Brief: Pictures excluded, return the lines below from the first through the line holding "4.1, 4.15, 4.3, 4.5, 4.55, 4.5]".
*****
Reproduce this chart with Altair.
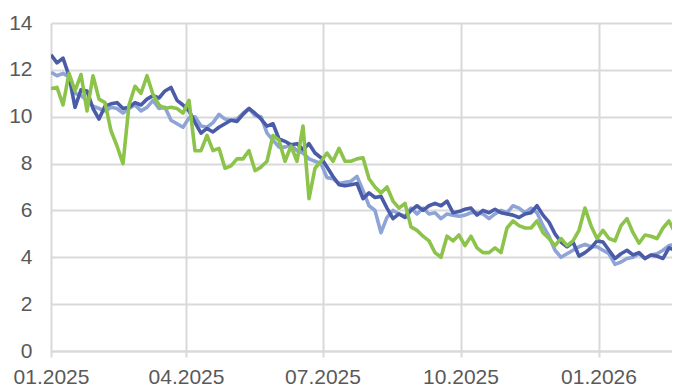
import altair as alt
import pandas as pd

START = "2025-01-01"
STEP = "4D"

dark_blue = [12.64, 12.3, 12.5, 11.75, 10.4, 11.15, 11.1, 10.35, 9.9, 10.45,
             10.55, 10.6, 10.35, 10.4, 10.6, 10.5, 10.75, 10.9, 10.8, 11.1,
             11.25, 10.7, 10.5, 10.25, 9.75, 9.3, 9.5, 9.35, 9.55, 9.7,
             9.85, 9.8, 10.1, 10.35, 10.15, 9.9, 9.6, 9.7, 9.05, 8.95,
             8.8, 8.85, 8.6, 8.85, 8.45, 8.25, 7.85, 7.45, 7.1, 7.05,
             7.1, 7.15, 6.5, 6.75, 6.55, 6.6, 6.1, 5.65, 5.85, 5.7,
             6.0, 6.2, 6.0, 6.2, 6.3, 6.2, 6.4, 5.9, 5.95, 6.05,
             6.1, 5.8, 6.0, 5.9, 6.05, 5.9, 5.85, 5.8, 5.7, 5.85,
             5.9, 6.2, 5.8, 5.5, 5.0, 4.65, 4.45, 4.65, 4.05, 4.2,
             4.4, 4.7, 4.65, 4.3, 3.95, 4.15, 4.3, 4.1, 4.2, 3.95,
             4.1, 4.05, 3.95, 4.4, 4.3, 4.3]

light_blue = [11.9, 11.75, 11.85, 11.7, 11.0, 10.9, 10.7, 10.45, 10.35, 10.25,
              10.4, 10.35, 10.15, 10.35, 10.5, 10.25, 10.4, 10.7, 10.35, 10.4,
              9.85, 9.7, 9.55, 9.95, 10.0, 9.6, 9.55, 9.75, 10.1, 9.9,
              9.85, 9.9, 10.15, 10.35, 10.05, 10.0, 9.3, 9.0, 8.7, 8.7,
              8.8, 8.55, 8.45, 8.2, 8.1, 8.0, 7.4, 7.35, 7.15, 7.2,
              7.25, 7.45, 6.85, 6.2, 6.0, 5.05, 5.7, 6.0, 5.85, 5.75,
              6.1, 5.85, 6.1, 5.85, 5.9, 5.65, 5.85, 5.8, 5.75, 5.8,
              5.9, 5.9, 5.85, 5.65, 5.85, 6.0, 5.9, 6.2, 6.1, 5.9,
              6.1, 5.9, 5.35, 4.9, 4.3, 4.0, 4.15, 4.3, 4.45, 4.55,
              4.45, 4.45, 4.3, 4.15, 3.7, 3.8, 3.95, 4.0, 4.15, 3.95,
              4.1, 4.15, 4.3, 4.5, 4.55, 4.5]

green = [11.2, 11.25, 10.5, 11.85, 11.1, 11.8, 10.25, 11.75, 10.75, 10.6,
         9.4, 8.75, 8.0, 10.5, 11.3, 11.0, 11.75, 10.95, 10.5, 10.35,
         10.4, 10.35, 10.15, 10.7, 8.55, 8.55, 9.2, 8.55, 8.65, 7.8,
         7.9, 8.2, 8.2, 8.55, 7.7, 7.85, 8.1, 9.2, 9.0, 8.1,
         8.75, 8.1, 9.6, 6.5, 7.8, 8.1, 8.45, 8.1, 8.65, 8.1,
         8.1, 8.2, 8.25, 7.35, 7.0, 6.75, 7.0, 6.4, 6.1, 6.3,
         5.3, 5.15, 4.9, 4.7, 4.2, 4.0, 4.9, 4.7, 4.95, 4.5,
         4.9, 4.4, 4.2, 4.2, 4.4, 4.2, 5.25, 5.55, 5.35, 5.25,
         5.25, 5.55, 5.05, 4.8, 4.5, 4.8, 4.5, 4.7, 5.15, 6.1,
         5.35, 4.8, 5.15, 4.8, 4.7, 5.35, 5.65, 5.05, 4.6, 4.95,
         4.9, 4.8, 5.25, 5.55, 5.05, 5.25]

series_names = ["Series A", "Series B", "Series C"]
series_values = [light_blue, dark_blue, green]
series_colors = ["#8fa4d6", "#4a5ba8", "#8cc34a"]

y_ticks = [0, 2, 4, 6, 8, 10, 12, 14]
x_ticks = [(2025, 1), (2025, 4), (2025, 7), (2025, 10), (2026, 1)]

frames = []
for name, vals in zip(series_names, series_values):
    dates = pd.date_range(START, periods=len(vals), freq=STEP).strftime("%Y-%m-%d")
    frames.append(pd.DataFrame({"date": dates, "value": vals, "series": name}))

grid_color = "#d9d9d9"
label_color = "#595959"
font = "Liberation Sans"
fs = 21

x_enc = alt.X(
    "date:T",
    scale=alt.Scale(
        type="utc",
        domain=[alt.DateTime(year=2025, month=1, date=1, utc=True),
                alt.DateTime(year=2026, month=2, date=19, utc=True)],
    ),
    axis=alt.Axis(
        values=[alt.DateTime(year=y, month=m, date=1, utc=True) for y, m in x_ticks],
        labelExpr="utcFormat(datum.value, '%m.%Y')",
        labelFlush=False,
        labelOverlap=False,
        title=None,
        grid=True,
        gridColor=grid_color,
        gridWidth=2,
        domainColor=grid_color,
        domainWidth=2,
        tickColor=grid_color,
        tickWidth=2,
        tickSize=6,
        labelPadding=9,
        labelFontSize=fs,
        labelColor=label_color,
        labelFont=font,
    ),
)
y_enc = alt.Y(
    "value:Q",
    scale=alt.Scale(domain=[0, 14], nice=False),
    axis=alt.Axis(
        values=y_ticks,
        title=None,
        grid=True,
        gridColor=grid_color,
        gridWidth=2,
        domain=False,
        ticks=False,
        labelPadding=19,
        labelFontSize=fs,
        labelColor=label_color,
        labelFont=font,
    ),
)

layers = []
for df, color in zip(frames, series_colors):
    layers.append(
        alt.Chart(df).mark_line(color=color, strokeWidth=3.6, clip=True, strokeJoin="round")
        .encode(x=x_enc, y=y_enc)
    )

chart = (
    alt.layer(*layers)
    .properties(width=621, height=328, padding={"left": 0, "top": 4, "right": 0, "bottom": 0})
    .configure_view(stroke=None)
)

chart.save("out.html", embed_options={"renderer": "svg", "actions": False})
*****
Response:
Reproduce this chart with Altair.
import altair as alt
import pandas as pd

START = "2025-01-01"
STEP = "4D"

dark_blue = [12.64, 12.3, 12.5, 11.75, 10.4, 11.15, 11.1, 10.35, 9.9, 10.45,
             10.55, 10.6, 10.35, 10.4, 10.6, 10.5, 10.75, 10.9, 10.8, 11.1,
             11.25, 10.7, 10.5, 10.25, 9.75, 9.3, 9.5, 9.35, 9.55, 9.7,
             9.85, 9.8, 10.1, 10.35, 10.15, 9.9, 9.6, 9.7, 9.05, 8.95,
             8.8, 8.85, 8.6, 8.85, 8.45, 8.25, 7.85, 7.45, 7.1, 7.05,
             7.1, 7.15, 6.5, 6.75, 6.55, 6.6, 6.1, 5.65, 5.85, 5.7,
             6.0, 6.2, 6.0, 6.2, 6.3, 6.2, 6.4, 5.9, 5.95, 6.05,
             6.1, 5.8, 6.0, 5.9, 6.05, 5.9, 5.85, 5.8, 5.7, 5.85,
             5.9, 6.2, 5.8, 5.5, 5.0, 4.65, 4.45, 4.65, 4.05, 4.2,
             4.4, 4.7, 4.65, 4.3, 3.95, 4.15, 4.3, 4.1, 4.2, 3.95,
             4.1, 4.05, 3.95, 4.4, 4.3, 4.3]

light_blue = [11.9, 11.75, 11.85, 11.7, 11.0, 10.9, 10.7, 10.45, 10.35, 10.25,
              10.4, 10.35, 10.15, 10.35, 10.5, 10.25, 10.4, 10.7, 10.35, 10.4,
              9.85, 9.7, 9.55, 9.95, 10.0, 9.6, 9.55, 9.75, 10.1, 9.9,
              9.85, 9.9, 10.15, 10.35, 10.05, 10.0, 9.3, 9.0, 8.7, 8.7,
              8.8, 8.55, 8.45, 8.2, 8.1, 8.0, 7.4, 7.35, 7.15, 7.2,
              7.25, 7.45, 6.85, 6.2, 6.0, 5.05, 5.7, 6.0, 5.85, 5.75,
              6.1, 5.85, 6.1, 5.85, 5.9, 5.65, 5.85, 5.8, 5.75, 5.8,
              5.9, 5.9, 5.85, 5.65, 5.85, 6.0, 5.9, 6.2, 6.1, 5.9,
              6.1, 5.9, 5.35, 4.9, 4.3, 4.0, 4.15, 4.3, 4.45, 4.55,
              4.45, 4.45, 4.3, 4.15, 3.7, 3.8, 3.95, 4.0, 4.15, 3.95,
              4.1, 4.15, 4.3, 4.5, 4.55, 4.5]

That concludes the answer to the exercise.